What to wear with low-cut socks: casual sneakers with a higher collar or shorts.
6. No Show Socks
Also known as invisible socks, no-show socks rest below the shoe collar. Commonly paired with loafers, flats, and even casual sneakers, no-show socks are a summer wardrobe staple.
While no-show socks may not seem like they have much utility at first glance, they help prevent foot odor, blisters, and moisture buildup. Excessive moisture can rot a shoe from the inside out.
What to wear with no-show socks: shorts, skirts, athleisure pants.

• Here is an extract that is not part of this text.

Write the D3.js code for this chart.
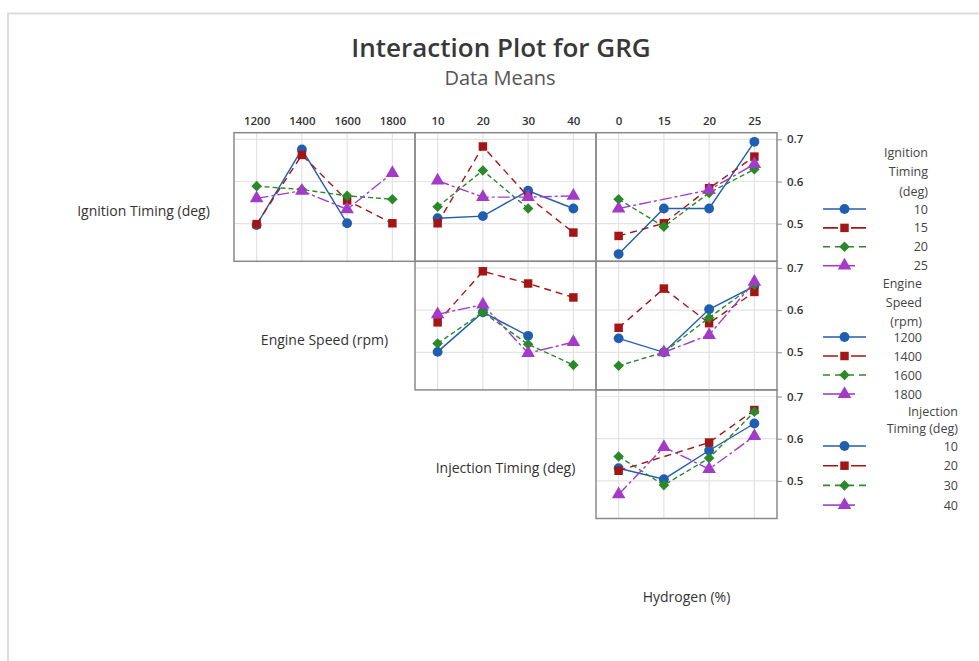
<!DOCTYPE html>
<html>
<head>
<meta charset="utf-8">
<script src="https://cdn.jsdelivr.net/npm/d3@7"></script>
<style>
  body { margin: 0; background: #fff; }
  svg { display: block; font-family: "Open Sans", "Noto Sans", sans-serif; }
</style>
</head>
<body>
<div id="chart"></div>
<script>
// 1. DATA
const ignitionLevels = ["10", "15", "20", "25"]
const speedLevels = ["1200", "1400", "1600", "1800"]
const injectionLevels = ["10", "20", "30", "40"]
const hydrogenLevels = ["0", "15", "20", "25"]

// rows = trace factor, one array per trace level (null = no mean shown)
const ignitionVsSpeed = [
    [0.497, 0.676, 0.501, null],
    [0.499, 0.663, 0.555, 0.501],
    [0.589, 0.581, 0.566, 0.558],
    [0.560, 0.578, 0.534, 0.620]
]
const ignitionVsInjection = [
    [0.513, 0.518, 0.578, 0.536],
    [0.501, 0.683, 0.564, 0.479],
    [0.540, 0.626, 0.536, null],
    [0.602, 0.563, 0.563, 0.566]
]
const ignitionVsHydrogen = [
    [0.428, 0.536, 0.536, 0.694],
    [0.471, 0.501, 0.584, 0.659],
    [0.558, 0.493, 0.573, 0.629],
    [0.536, null, 0.580, 0.641]
]
const speedVsInjection = [
    [0.501, 0.595, 0.539, null],
    [0.571, 0.692, 0.663, 0.630],
    [0.521, 0.595, 0.519, 0.470],
    [0.590, 0.613, 0.498, 0.524]
]
const speedVsHydrogen = [
    [0.533, 0.500, 0.602, 0.657],
    [0.558, 0.651, 0.569, 0.643],
    [0.468, 0.500, 0.582, 0.660],
    [null, 0.500, 0.541, 0.667]
]
const injectionVsHydrogen = [
    [0.530, 0.504, 0.572, 0.636],
    [0.524, null, 0.591, 0.668],
    [0.558, 0.490, 0.554, 0.664],
    [0.468, 0.580, 0.528, 0.606]
]
const yTicks = [0.5, 0.6, 0.7]

const factorNames = ["Ignition Timing (deg)", "Engine Speed (rpm)", "Injection Timing (deg)", "Hydrogen (%)"]
const legendTitles = [["Ignition", "Timing", "(deg)"], ["Engine", "Speed", "(rpm)"], ["Injection", "Timing (deg)"]]

// 2. DIMENSIONS
const dimensions = {
    width: 979,
    height: 661,
    gridLeft: 53,
    gridTop: 132.7,
    cellWidth: 181,
    cellHeight: 128.6,
}

const seriesStyle = [
    { color: "#1f5eb0", dash: null, legendDash: null, symbol: d3.symbolCircle, size: 76, rotate: 0 },
    { color: "#a31616", dash: "7,5", legendDash: "15,13", symbol: d3.symbolSquare, size: 72, rotate: 0 },
    { color: "#2a8a2a", dash: "5,3", legendDash: "7,5", symbol: d3.symbolSquare, size: 56, rotate: 45 },
    { color: "#a23cc8", dash: "12,3,3,3", legendDash: "32,20", symbol: d3.symbolTriangle, size: 80, rotate: 0 },
]

const panels = [
    { row: 0, col: 1, levels: speedLevels, values: ignitionVsSpeed, top: true },
    { row: 0, col: 2, levels: injectionLevels, values: ignitionVsInjection, top: true },
    { row: 0, col: 3, levels: hydrogenLevels, values: ignitionVsHydrogen, top: true, right: true },
    { row: 1, col: 2, levels: injectionLevels, values: speedVsInjection },
    { row: 1, col: 3, levels: hydrogenLevels, values: speedVsHydrogen, right: true },
    { row: 2, col: 3, levels: hydrogenLevels, values: injectionVsHydrogen, right: true },
]

const legends = [
    { row: 0, levels: ignitionLevels, titleY: 152, titleStep: 19.5, itemY: 209, step: 18.9, textX: 928 },
    { row: 1, levels: speedLevels, titleY: 283, titleStep: 19, itemY: 337, step: 19, textX: 922 },
    { row: 2, levels: injectionLevels, titleY: 411, titleStep: 17.5, itemY: 446, step: 19.7, textX: 958 },
]

// 3. DRAW CANVAS
const svg = d3.select("#chart")
    .append("svg")
    .attr("width", dimensions.width)
    .attr("height", dimensions.height)

svg.append("rect")
    .attr("width", dimensions.width)
    .attr("height", dimensions.height)
    .attr("fill", "#fff")

// outer frame
svg.append("path")
    .attr("d", `M8,${dimensions.height} V13.5 H${dimensions.width}`)
    .attr("fill", "none")
    .attr("stroke", "#dcdcdc")
    .attr("stroke-width", 2)

svg.append("text")
    .attr("x", 501)
    .attr("y", 57)
    .attr("text-anchor", "middle")
    .attr("fill", "#383838")
    .style("font-size", "26px")
    .style("font-weight", 600)
    .text("Interaction Plot for GRG")

svg.append("text")
    .attr("x", 500)
    .attr("y", 85)
    .attr("text-anchor", "middle")
    .attr("fill", "#555")
    .style("font-size", "20px")
    .text("Data Means")

// 4. SCALES
const yScale = d3.scaleLinear()
    .domain([0.7 - (dimensions.cellHeight - 6.6) / 422, 0.7 + 6.6 / 422])
    .range([dimensions.cellHeight, 0])

const cellX = col => dimensions.gridLeft + col * dimensions.cellWidth
const cellY = row => dimensions.gridTop + row * dimensions.cellHeight

// 5. DRAW DATA
panels.forEach(p => {
    const xScale = d3.scalePoint()
        .domain(p.levels)
        .range([0, dimensions.cellWidth])
        .padding(0.5)

    const g = svg.append("g")
        .attr("transform", `translate(${cellX(p.col)},${cellY(p.row)})`)

    // gridlines
    g.selectAll(".vgrid")
        .data(p.levels)
        .join("line")
        .attr("x1", d => xScale(d))
        .attr("x2", d => xScale(d))
        .attr("y1", 0)
        .attr("y2", dimensions.cellHeight)
        .attr("stroke", "#e3e3e3")
        .attr("stroke-width", 1.2)
    g.selectAll(".hgrid")
        .data(yTicks)
        .join("line")
        .attr("x1", 0)
        .attr("x2", dimensions.cellWidth)
        .attr("y1", d => yScale(d))
        .attr("y2", d => yScale(d))
        .attr("stroke", "#e3e3e3")
        .attr("stroke-width", 1.2)

    const lineGen = d3.line()
        .x(d => xScale(d.level))
        .y(d => yScale(d.value))

    p.values.forEach((series, i) => {
        const style = seriesStyle[i]
        const pts = series
            .map((v, j) => ({ level: p.levels[j], value: v }))
            .filter(d => d.value !== null)

        g.append("path")
            .datum(pts)
            .attr("d", lineGen)
            .attr("fill", "none")
            .attr("stroke", style.color)
            .attr("stroke-width", 1.4)
            .attr("stroke-dasharray", style.dash)

        g.selectAll(null)
            .data(pts)
            .join("path")
            .attr("d", d3.symbol().type(style.symbol).size(style.size))
            .attr("transform", d => `translate(${xScale(d.level)},${yScale(d.value)}) rotate(${style.rotate})`)
            .attr("fill", style.color)
    })

    // border
    g.append("rect")
        .attr("width", dimensions.cellWidth)
        .attr("height", dimensions.cellHeight)
        .attr("fill", "none")
        .attr("stroke", "#8a8a8a")
        .attr("stroke-width", 1.5)

    // 6. PERIPHERALS
    if (p.top) {
        const xAxis = g.append("g")
            .call(d3.axisTop(xScale).tickSize(0).tickPadding(8))
        xAxis.select(".domain").remove()
        xAxis.selectAll("text")
            .attr("fill", "#333")
            .style("font-size", "11.5px")
            .style("font-weight", 600)
            .style("font-family", "'Open Sans', sans-serif")
    }
    if (p.right) {
        const yAxis = g.append("g")
            .attr("transform", `translate(${dimensions.cellWidth},0)`)
            .call(d3.axisRight(yScale).tickValues(yTicks).tickFormat(d3.format(".1f")).tickSize(5).tickPadding(5))
        yAxis.select(".domain").remove()
        yAxis.selectAll("line").attr("stroke", "#8a8a8a")
        yAxis.selectAll("text")
            .attr("fill", "#333")
            .style("font-size", "11.5px")
            .style("font-weight", 600)
            .style("font-family", "'Open Sans', sans-serif")
    }
})

// factor labels on the diagonal
factorNames.forEach((name, i) => {
    svg.append("text")
        .attr("x", cellX(i) + dimensions.cellWidth / 2)
        .attr("y", cellY(i) + dimensions.cellHeight / 2 + 19)
        .attr("text-anchor", "middle")
        .attr("fill", "#333")
        .style("font-size", "14px")
        .text(name)
})

// legends
legends.forEach(lg => {
    const g = svg.append("g")
    legendTitles[lg.row].forEach((t, k) => {
        g.append("text")
            .attr("x", lg.textX)
            .attr("y", lg.titleY + k * lg.titleStep + 4.5)
            .attr("text-anchor", "end")
            .attr("fill", "#444")
            .style("font-size", "12.5px")
            .text(t)
    })
    lg.levels.forEach((lv, i) => {
        const style = seriesStyle[i]
        const y = lg.itemY + i * lg.step
        g.append("line")
            .attr("x1", 823)
            .attr("x2", 866)
            .attr("y1", y)
            .attr("y2", y)
            .attr("stroke", style.color)
            .attr("stroke-width", 1.6)
            .attr("stroke-dasharray", style.legendDash)
        g.append("path")
            .attr("d", d3.symbol().type(style.symbol).size(style.size))
            .attr("transform", `translate(844.5,${y}) rotate(${style.rotate})`)
            .attr("fill", style.color)
        g.append("text")
            .attr("x", lg.textX)
            .attr("y", y + 4.5)
            .attr("text-anchor", "end")
            .attr("fill", "#444")
            .style("font-size", "12.5px")
            .text(lv)
    })
})
</script>
</body>
</html>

Recommended shoes to wear with no-show socks: sneakers, boat shoes, oxfords, monks, flats, and driving loafers.
7. Athletic Socks
We won’t go too far into this category, but it’s essential to know that some companies make socks for specific athletic activities. For example, running socks (pictured above) focus on moisture control and blister prevention. At the same time, hiking socks may offer a thicker shin panel that will protect your lower legs from branches, thorns, poison ivy, and more.
The takeaway: if you find yourself doing certain athletic activities repeatedly, consider purchasing a pair of socks that provide better performance and comfort.
8. Compression Socks
These specially designed socks are for individuals who need assistance moving blood throughout their legs. Available in several different graduated compressions, measured in millimeters of mercury (mmHg), doctors may recommend these socks if your legs feel tired, have spider or varicose veins, or simply feel dizzy when standing up.
Speak with your family doctor to learn more.
Additionally, some runners may wear compression socks to facilitate blood flow.
We hope that this guide gave you a better understanding of all the different types of socks available and how they should be worked into your wardrobe.